Evidence Gaps and Limitations
All identified RCTs focused on primary prevention; no data are available for secondary prevention populations. Important clinical outcomes such as heart failure incidence and the need for coronary, carotid, or peripheral revascularisation remain unexamined in RCT format. The relatively short duration and sample sizes limit the capacity to observe hard outcomes and rare adverse events. Performance and selection biases, as well as imprecision, further reduce the certainty of evidence.
Expert Commentary
The DASH diet’s consistent efficacy in lowering blood pressure and improving lipid profiles makes it a cornerstone recommendation in hypertension and cardiovascular risk management guidelines worldwide. Its mechanistic benefits stem from increased intake of vasodilatory minerals (potassium, magnesium), improved endothelial function, and anti-inflammatory effects. However, the translation of these intermediate benefits into reductions in myocardial infarction, stroke, and mortality remains inadequately demonstrated.

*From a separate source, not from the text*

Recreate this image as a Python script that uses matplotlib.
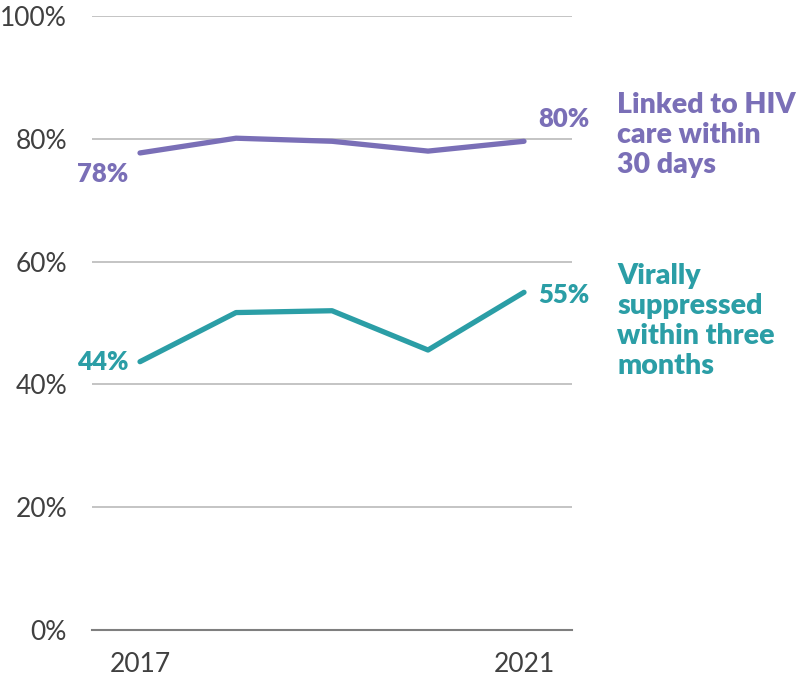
import matplotlib.pyplot as plt
from matplotlib.ticker import FuncFormatter

# --- Data ---
years = [2017, 2018, 2019, 2020, 2021]
linked_care = [77.7, 80.1, 79.6, 78.0, 79.6]
viral_supp = [43.7, 51.7, 52.0, 45.6, 55.0]
linked_label = 'Linked to HIV\ncare within\n30 days'
viral_label = 'Virally\nsuppressed\nwithin three\nmonths'

purple = '#7a6fb7'
teal = '#2b9ea6'
grey_text = '#404040'

plt.rcParams['font.family'] = ['Lato', 'DejaVu Sans']

fig = plt.figure(figsize=(7.98, 6.85), dpi=100)
ax = fig.add_axes([0.1153, 0.0803, 0.6015, 0.8963])

ax.plot(years, linked_care, color=purple, lw=3.8, solid_capstyle='round')
ax.plot(years, viral_supp, color=teal, lw=3.8, solid_capstyle='round')

# end point labels
lab_kw = dict(textcoords='offset points', ha='center', va='center',
              fontsize=18.5, fontweight='heavy')
ax.annotate(f'{linked_care[0]:.0f}%', (years[0], linked_care[0]), xytext=(-27, -15),
            color=purple, **lab_kw)
ax.annotate(f'{linked_care[-1]:.0f}%', (years[-1], linked_care[-1]), xytext=(29, 16),
            color=purple, **lab_kw)
ax.annotate(f'{viral_supp[0]:.0f}%', (years[0], viral_supp[0]), xytext=(-27, 0),
            color=teal, **lab_kw)
ax.annotate(f'{viral_supp[-1]:.0f}%', (years[-1], viral_supp[-1]), xytext=(29, -2),
            color=teal, **lab_kw)

# series labels at right
trans = ax.get_yaxis_transform()
ax.text(1.094, 80.6, linked_label, transform=trans, color=purple, fontsize=20.5,
        fontweight='heavy', va='center', ha='left', linespacing=1.2)
ax.text(1.094, 50.3, viral_label, transform=trans, color=teal, fontsize=20.5,
        fontweight='heavy', va='center', ha='left', linespacing=1.2)

ax.set_xlim(2016.5, 2021.5)
ax.set_ylim(0, 100)
ax.set_yticks([0, 20, 40, 60, 80, 100])
ax.yaxis.set_major_formatter(FuncFormatter(lambda v, p: f'{v:.0f}%'))
ax.set_xticks([years[0], years[-1]])
ax.set_xticklabels([str(years[0]), str(years[-1])])
ax.grid(axis='y', color='#bfbfbf', lw=1.3)
ax.set_axisbelow(True)
for s in ['top', 'right', 'left']:
    ax.spines[s].set_visible(False)
ax.spines['bottom'].set_color('#7f7f7f')
ax.spines['bottom'].set_linewidth(1.5)
ax.tick_params(length=0, labelsize=19, labelcolor=grey_text)
ax.tick_params(axis='y', pad=18)
ax.tick_params(axis='x', pad=16)

fig.savefig('out.png', dpi=100)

This systematic review highlights a critical research void, particularly regarding long-term cardiovascular event prevention and secondary prevention efficacy.
Clinicians should continue to recommend the DASH diet based on current evidence supporting cardiovascular risk factor amelioration. Yet, they should also remain cognizant of current evidence limitations and the need for individualized patient care plans, especially in those with established CVD.
Conclusion
Current evidence from randomized controlled trials supports the DASH diet’s role in improving key cardiovascular risk factors such as blood pressure and lipid profiles among adults without diagnosed cardiovascular disease. Nonetheless, robust data are lacking on its capacity to reduce major cardiovascular events including myocardial infarction, stroke, heart failure, and mortality, and its application in secondary prevention remains unstudied. Future research should prioritize large-scale, well-designed, and long-duration RCTs incorporating diverse populations to definitively characterize the DASH diet’s impact on cardiovascular morbidity, mortality, and safety.
References
- Bensaaud A, Seery S, Gibson I, Jones J, Flaherty G, McEvoy JW, Jordan F, Tawfick W, Sultan SA. Dietary Approaches to Stop Hypertension (DASH) for the primary and secondary prevention of cardiovascular diseases. Cochrane Database Syst Rev. 2025 May 6;5(5):CD013729. doi: 10.1002/14651858.CD013729.pub2. PMID: 40326569; PMCID: PMC12053460.
- Sacks FM, Svetkey LP, Vollmer WM, et al. Effects on blood pressure of reduced dietary sodium and the Dietary Approaches to Stop Hypertension (DASH) diet. N Engl J Med. 2001;344(1):3-10. PMID: 11136953.
- Appel LJ, Moore TJ, Obarzanek E, et al. A clinical trial of the effects of dietary patterns on blood pressure. DASH Collaborative Research Group. N Engl J Med. 1997;336(16):1117-24. PMID: 9099655.